Thursday, September 20, 2018

Tears Running Dry

As I type this entry, my nose is still blocked and my eyes are sore from what tantamount to 2 hour and change of weeping.

Thanks to Nagasaki: Memories of My Son (N:MMS).

It has been ages since I wept through out a film. The first film that ever made me cry was Story of a Mad Woman, a Taiwanese film that glorified insane sacrifices for love and filial piety. I was eight years old and it was the first time that a tale moved me to tears. Not easy for someone with 'hati kering' like me.

The Japanese are no slackers at crafting tearjerker melodrama and below is my reaction to this insanely evocative and sentimental post WW2 film.

Beware! Spoilers ahead!

N:MMS opened with black-and-white scene of Koji bidding his Mum farewell and reminding her to take her blood pressure medicine. The young man was a student at the Nagasaki Medical University and he died at 9:10 am, the morning Nagasaki was hit by Fat Man, the only other nuclear bomb deployed during war time.

The atomic explosion was stylised by the melting of the ink bottle on Koji's desk and the deafening silence that accompanied it. The tale then unfolded about the life of Koji's Mum, Nobuko, three years after his death.

If ever there was a character designed to illustrate the effect of war on civilians, it was Nobuko. Widowed early when her husband succumbed to tuberculosis, she lost her children directly from the war. Her elder son died in Burma while serving in the Japanese Army and her younger son died in the bombing, leaving her to continue her life as a midwife in their small village.

Her solitary existence was broken up by visits from Machiko, Koji's girlfriend, who shared her grief over his loss, and her neighbours: the Man from Shanghai, and Mrs. Tomie. Although a Christian, she has an altar dedicated to her sons and husband. She kept a running conversation with Koji, until one day, his ghost appeared and spoke back to her.

They reminisced about their life together, examining the impact of Koji's death on Nobuko, Machiko and Koji himself. Although there were many sweet and humorous moments in their conversation, but a darker overtone was never far away.

Koji's recollection of the teenage love he had for Machiko and the unresolved sexual tension between them underscored the unfulfilled potential of his life.
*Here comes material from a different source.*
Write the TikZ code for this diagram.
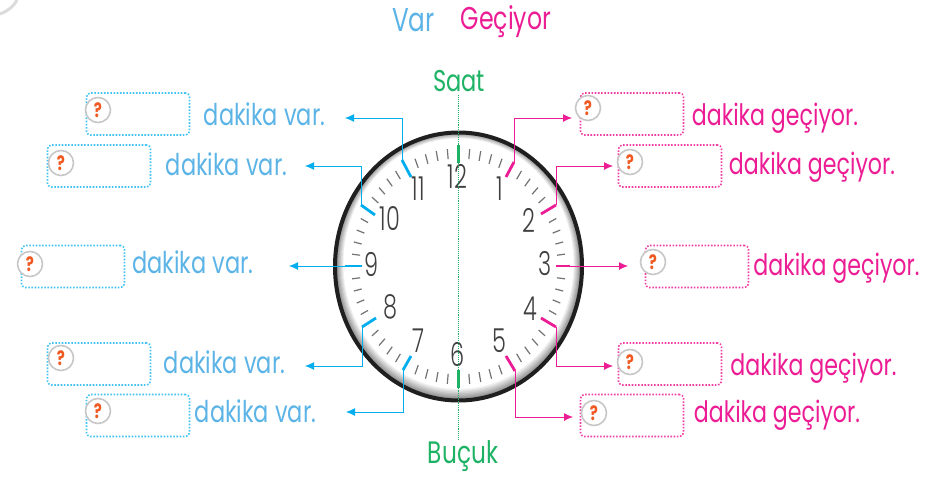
\documentclass[tikz,border=0pt]{standalone}
\usepackage{fontspec}
\setmainfont[FakeStretch=0.75]{Poppins}
\newfontfamily\digitfont[FakeStretch=0.68,UprightFont={* Light}]{Poppins}
\usetikzlibrary{shapes,arrows,arrows.meta}
\definecolor{varblue}{HTML}{5CB4E6}
\definecolor{varline}{HTML}{00AEEF}
\definecolor{gecpink}{HTML}{EC1C94}
\definecolor{ringgreen}{HTML}{1DB264}
\definecolor{qorange}{HTML}{F05A22}
\tikzstyle{varbox} = [rectangle, draw=varline!75, dash pattern=on 1.6pt off 1.6pt, line width=1.6pt, rounded corners=4pt, minimum width=103pt, minimum height=42pt]
\tikzstyle{gecbox} = [rectangle, draw=gecpink!85, dash pattern=on 1.6pt off 1.6pt, line width=1.6pt, rounded corners=4pt, minimum width=103pt, minimum height=42pt]
\tikzstyle{badge} = [circle, fill=white, draw=black!22, line width=1.6pt, minimum size=25pt, inner sep=0pt, text=qorange, font=\fontsize{20}{20}\selectfont\bfseries]
\tikzstyle{varlabel} = [text=varblue, font=\fontsize{30}{30}\selectfont, inner sep=0pt]
\tikzstyle{geclabel} = [text=gecpink, font=\fontsize{29.5}{30}\selectfont, inner sep=0pt]
\tikzstyle{digit} = [text=black!75, font=\digitfont\fontsize{33}{33}\selectfont, inner sep=0pt]
\tikzstyle{head} = [text=ringgreen, font=\fontsize{30}{30}\selectfont, inner sep=0pt]
\tikzstyle{varline} = [draw=varline, line width=0.9pt, -{Latex[length=9pt,width=8pt]}]
\tikzstyle{gecline} = [draw=gecpink, line width=0.9pt, -{Latex[length=9pt,width=8pt]}]
\tikzstyle{vartick} = [draw=varline, line width=2.8pt]
\tikzstyle{gectick} = [draw=gecpink, line width=2.8pt]
\begin{document}
\begin{tikzpicture}[x=1pt, y=-1pt]
  \useasboundingbox (0,0) rectangle (948,477);
  % Clock face
  \draw [black!14, line width=3pt] (17,0) .. controls (14,6) and (8,11) .. (0,14);
  \foreach \s in {0,...,8} {
    \pgfmathsetmacro{\shade}{48-6*\s}
    \fill [black!\shade] (458.5,{266.5-0.35*\s}) ellipse ({123-\s} and {134-1.1*\s});
  }
  \draw [black!88, line width=4pt] (458.5,266.5) ellipse (123.5pt and 134pt);
  % Minute ticks
  \foreach \a in {1,...,59} {
    \pgfmathparse{int(mod(\a,5))}
    \ifnum\pgfmathresult=0\else
      \draw [black!55, line width=1.2pt] ({458.5+99*sin(6*\a)},{266.5-108*cos(6*\a)}) -- ({458.5+107*sin(6*\a)},{266.5-118*cos(6*\a)});
    \fi
  }
  % Place nodes
  \node [head] (saat) at (459,81) {Saat};
  \node [head, font=\fontsize{31}{31}\selectfont] (bucuk) at (463,456) {Buçuk};
  \node [varlabel, font=\fontsize{33}{33}\selectfont] (var) at (413.5,20) {Var};
  \node [geclabel, font=\fontsize{31.5}{32}\selectfont] (gec) at (506,22) {Geçiyor};
  \node [digit] (h12) at (457.5,176) {12};
  \node [digit] (h1) at (500,189) {1};
  \node [digit] (h2) at (529,220) {2};
  \node [digit] (h3) at (545,264) {3};
  \node [digit] (h4) at (530,309) {4};
  \node [digit] (h5) at (499,341) {5};
  \node [digit] (h6) at (458,354) {6};
  \node [digit] (h7) at (418,341) {7};
  \node [digit] (h8) at (390,307) {8};
  \node [digit] (h9) at (372,264) {9};
  \node [digit] (h10) at (390,219) {10};
  \node [digit] (h11) at (418,189) {11};
  \node [varbox] (vbox11) at (138,114) {};
  \node [varbox] (vbox10) at (99,166) {};
  \node [varbox] (vbox9) at (73,266.5) {};
  \node [varbox] (vbox8) at (99,364) {};
  \node [varbox] (vbox7) at (138,415.5) {};
  \node [gecbox] (gbox1) at (632,114) {};
  \node [gecbox] (gbox2) at (670,166) {};
  \node [gecbox] (gbox3) at (697,266.5) {};
  \node [gecbox] (gbox4) at (670,364) {};
  \node [gecbox] (gbox5) at (632,415.5) {};
  \node [badge] (vq11) at (98,110) {?};
  \node [badge] (vq10) at (61,163) {?};
  \node [badge] (vq9) at (30,264) {?};
  \node [badge] (vq8) at (61,358) {?};
  \node [badge] (vq7) at (98,411) {?};
  \node [badge] (gq1) at (588,108) {?};
  \node [badge] (gq2) at (630,162) {?};
  \node [badge] (gq3) at (653,262) {?};
  \node [badge] (gq4) at (630,362) {?};
  \node [badge] (gq5) at (594,413) {?};
  \node [varlabel] (vtext11) at (264.5,114) {dakika var.};
  \node [varlabel] (vtext10) at (226.5,164) {dakika var.};
  \node [varlabel] (vtext9) at (193,262) {dakika var.};
  \node [varlabel] (vtext8) at (224.5,362) {dakika var.};
  \node [varlabel] (vtext7) at (255.5,411) {dakika var.};
  \node [geclabel] (gtext1) at (775,118) {dakika geçiyor.};
  \node [geclabel] (gtext2) at (812,167) {dakika geçiyor.};
  \node [geclabel] (gtext3) at (836.5,268) {dakika geçiyor.};
  \node [geclabel] (gtext4) at (813.5,368) {dakika geçiyor.};
  \node [geclabel] (gtext5) at (777,415) {dakika geçiyor.};
  % Tick ends and arrow ends
  \coordinate (v11a) at (411,177); \coordinate (v11b) at (402,160); \coordinate (v11c) at (345,118);
  \coordinate (v10a) at (375,215); \coordinate (v10b) at (361,205); \coordinate (v10c) at (305,166);
  \coordinate (v9a) at (362,266); \coordinate (v9b) at (345,266); \coordinate (v9c) at (289,266);
  \coordinate (v8a) at (376,318); \coordinate (v8b) at (362,327); \coordinate (v8c) at (305,366);
  \coordinate (v7a) at (411,356); \coordinate (v7b) at (403,370); \coordinate (v7c) at (346,412);
  \coordinate (g1a) at (506,177); \coordinate (g1b) at (514,162); \coordinate (g1c) at (572,118);
  \coordinate (g2a) at (541,214); \coordinate (g2b) at (556,205); \coordinate (g2c) at (613,166);
  \coordinate (g3a) at (556,266); \coordinate (g3b) at (570,266); \coordinate (g3c) at (628,266);
  \coordinate (g4a) at (541,318); \coordinate (g4b) at (556,327); \coordinate (g4c) at (613,366);
  \coordinate (g5a) at (506,356); \coordinate (g5b) at (515,371); \coordinate (g5c) at (573,417);
  \coordinate (top) at (458.5,95); \coordinate (bottom) at (458.5,440);
  % Draw edges
  \draw [ringgreen, densely dotted, line width=0.9pt] (top) -- (bottom);
  \draw [ringgreen, line width=2.4pt] (458.5,145) -- (458.5,163);
  \draw [ringgreen, line width=2.4pt] (458.5,370) -- (458.5,388);
  \path [vartick] (v11a) -- (v11b);
  \path [vartick] (v10a) -- (v10b);
  \path [vartick] (v9a) -- (v9b);
  \path [vartick] (v8a) -- (v8b);
  \path [vartick] (v7a) -- (v7b);
  \path [gectick] (g1a) -- (g1b);
  \path [gectick] (g2a) -- (g2b);
  \path [gectick] (g3a) -- (g3b);
  \path [gectick] (g4a) -- (g4b);
  \path [gectick] (g5a) -- (g5b);
  \path [varline] (v11b) |- (v11c);
  \path [varline] (v10b) |- (v10c);
  \path [varline] (v9b) -- (v9c);
  \path [varline] (v8b) |- (v8c);
  \path [varline] (v7b) |- (v7c);
  \path [gecline] (g1b) |- (g1c);
  \path [gecline] (g2b) |- (g2c);
  \path [gecline] (g3b) -- (g3c);
  \path [gecline] (g4b) |- (g4c);
  \path [gecline] (g5b) |- (g5c);
\end{tikzpicture}
\end{document}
For all his grins and laughter, there was a tinge of darkness and anger in his reactions. He physically disappeared whenever he was overcome with sorrow; for himself, his mother and Machiko.

Machiko had matured and moved on to become a school teacher, but she was caught up in an emotional stasis as well. Her longing for her life with Koji kept her apart and alone, devoting herself to her work. She recounted, off-handedly, of a colleague who cried when listening to Mendelssohn, the song that he last heard before leaving for his deployment. Nobuko detected unexpressed attraction in her undertones, and although she ended up encouraging Machiko to explore the relationship, she bitterly resented the fact that Machiko was moving on without Koji.

Koji observed with some jealousy of the banter between her mother and the Man from Shanghai. Like most male children, he did not like the idea of his mother developing any attachment to any men other than his father. He discouraged her from buying black market goods from the man, even though she needed some of the items in her job as a midwife. He willfully ignored that with his death, his mother had los companionship and grandchildren to continue their family line. 

I had naively thought that the fall of the Berlin Wall marked a new era of peace for the world. Perhaps what those beauty contestants' collective wishes had come true.

Well, that was what comes when you were fed a steady diet of bull crap by Hollywood and Pinewood Studios.

The reality is that war will never go away. So long as there is money to be made from instability and conflict, war will be our constant companion till the Sun blows up into a supernova a few billion years from now.